Vint Hill Transitional Housing Program
§        This intensive 2 year program aims to help motivated families make the transition from homelessness to stability.
§        In order to qualify for this program you must be in the process of eviction, living in a shelter or “couch surfing.”
§        Additionally, the family must have children and a working vehicle and each adult must be employed.
§        This program assists families with credit repair, debt reduction, employment skills, and budgeting.
§        The majority of folks currently enrolled in the program lost their jobs and the new jobs they were able to find paid 10-20% less, thus throwing them into homelessness.
§        One of the goals of the transitional housing program is to help residents move into higher paying jobs- this is a difficult task in the current economy.
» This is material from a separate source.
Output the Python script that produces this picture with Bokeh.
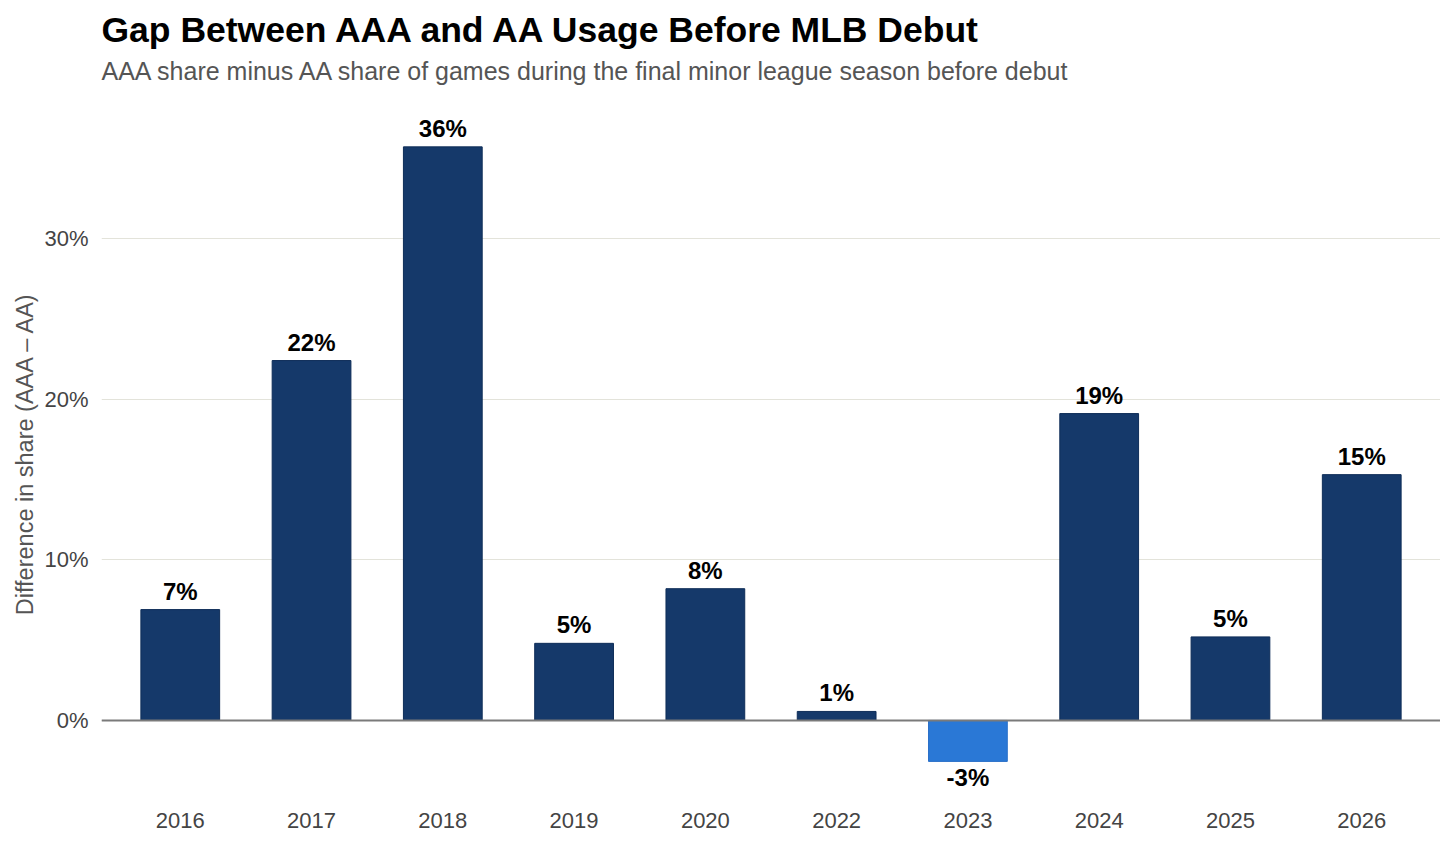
from bokeh.plotting import figure
from bokeh.models import ColumnDataSource, FactorRange, Range1d, Title, Span, FixedTicker, PrintfTickFormatter
from bokeh.core.properties import value
from bokeh.embed import file_html
from bokeh.resources import INLINE

years = ["2016", "2017", "2018", "2019", "2020", "2022", "2023", "2024", "2025", "2026"]
gap_pct = [6.9, 22.4, 35.7, 4.8, 8.2, 0.56, -2.55, 19.1, 5.2, 15.3]
y_ticks = [0, 10, 20, 30]
title_text = "Gap Between AAA and AA Usage Before MLB Debut"
subtitle_text = "AAA share minus AA share of games during the final minor league season before debut"
y_label = "Difference in share (AAA – AA)"

POS_COLOR = "#15396a"
NEG_COLOR = "#2a78d6"
FONT = "Liberation Sans"

colors = [POS_COLOR if v >= 0 else NEG_COLOR for v in gap_pct]
lines = ["#0e2d58" if v >= 0 else "#2a6fc8" for v in gap_pct]
labels = [f"{round(v):d}%" for v in gap_pct]

src = ColumnDataSource(dict(year=years, val=gap_pct, color=colors, line=lines))
pos = ColumnDataSource(dict(year=[y for y, v in zip(years, gap_pct) if v >= 0],
                            val=[v for v in gap_pct if v >= 0],
                            label=[l for l, v in zip(labels, gap_pct) if v >= 0]))
neg = ColumnDataSource(dict(year=[y for y, v in zip(years, gap_pct) if v < 0],
                            val=[v for v in gap_pct if v < 0],
                            label=[l for l, v in zip(labels, gap_pct) if v < 0]))

p = figure(width=1440, height=837, output_backend="svg", toolbar_location=None,
           x_range=FactorRange(*years, range_padding=0.1, range_padding_units="absolute"),
           y_range=Range1d(-4.36, 37.59),
           min_border_left=101, min_border_right=0, min_border_bottom=47, min_border_top=116)

p.title.text = title_text
p.title.text_font = FONT
p.title.text_font_size = "35.5px"
p.title.text_font_style = "bold"
p.title.text_color = "#000000"
p.title.offset = 0
p.title.standoff = 10

# spacer between subtitle and plot area, then subtitle
p.add_layout(Title(text=" ", text_font_size="1px", standoff=29), "above")
p.add_layout(Title(text=subtitle_text, text_font=FONT, text_font_size="25px",
                   text_font_style="normal", text_color="#555555", standoff=0, offset=0), "above")

p.vbar(x="year", top="val", bottom=0, width=0.6, source=src,
       fill_color="color", line_color="line", line_width=1)

p.add_layout(Span(location=0, dimension="width", line_color="#7a7a7a", line_width=2))

p.text(x="year", y="val", text="label", source=pos, text_align="center", text_baseline="bottom",
       y_offset=-5, text_font=value(FONT), text_font_size="24px", text_font_style="bold",
       text_color="#000000")
p.text(x="year", y="val", text="label", source=neg, text_align="center", text_baseline="top",
       y_offset=3, text_font=value(FONT), text_font_size="24px", text_font_style="bold",
       text_color="#000000")

p.outline_line_color = None
p.background_fill_color = "white"
p.border_fill_color = "white"
p.xgrid.grid_line_color = None
p.ygrid.grid_line_color = "#e3e3da"
p.ygrid.grid_line_width = 1
p.ygrid.ticker = FixedTicker(ticks=y_ticks)

p.yaxis.ticker = FixedTicker(ticks=y_ticks)
p.yaxis.formatter = PrintfTickFormatter(format="%d%%")
p.yaxis.axis_label = y_label
p.yaxis.axis_label_text_font = FONT
p.yaxis.axis_label_text_font_size = "23.5px"
p.yaxis.axis_label_text_font_style = "normal"
p.yaxis.axis_label_text_color = "#555555"
p.yaxis.axis_label_standoff = 3

for ax in (p.xaxis, p.yaxis):
    ax.axis_line_color = None
    ax.major_tick_line_color = None
    ax.minor_tick_line_color = None
    ax.major_tick_out = 0
    ax.major_tick_in = 0
    ax.major_label_text_font = FONT
    ax.major_label_text_font_size = "22px"
    ax.major_label_text_color = "#444444"
p.yaxis.major_label_standoff = 13
p.xaxis.major_label_standoff = 22

open("out.html", "w").write(file_html(p, INLINE))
Jim Mitchell, board president of FFSS, began his segment of the presentation by thanking all who support the shelter.  As their net funding has declined due to funding cuts and lost grants, this private, community support is even more important.

He then went on to stress the importance of visibility and commented that many people in Fauquier are not even aware we have an emergency shelter.  The shelter not only provides housing and services for those who walk in the door, but also serves as a safety net for all in the county.  Even for those who don’t end up actually needing the shelter, it is reassuring to know of its existence.

Jim then spoke briefly about the need for a domestic violence shelter in Fauquier.
§        The current shelter is not equipped to handle homelessness resulting from cases of domestic violence.
§        Last year alone, 62 victims of domestic violence came to the shelter for help.
§        In Fauquier County, 2 new cases of domestic violence are reported daily.  No one organization is taking responsibility for providing services for domestic violence victims.
§        At present, the closest domestic violence shelter is in Culpeper.

In closing, Jim requested that each of us talk to at least two people about the services provided by FFSS.  Solving the problem of homelessness begins with recognition of the problem and awareness of possible solutions.

Jim’s remarks on domestic violence segued nicely into our final speaker of the evening, Lisa Lynn Chapman.  During her two month tenure as director for the newly formed Fauquier Domestic Violence Services Program, Lisa has been quite busy.

Mission statement:  To develop comprehensive intervention services for victims of domestic violence and sexual assault in Fauquier County.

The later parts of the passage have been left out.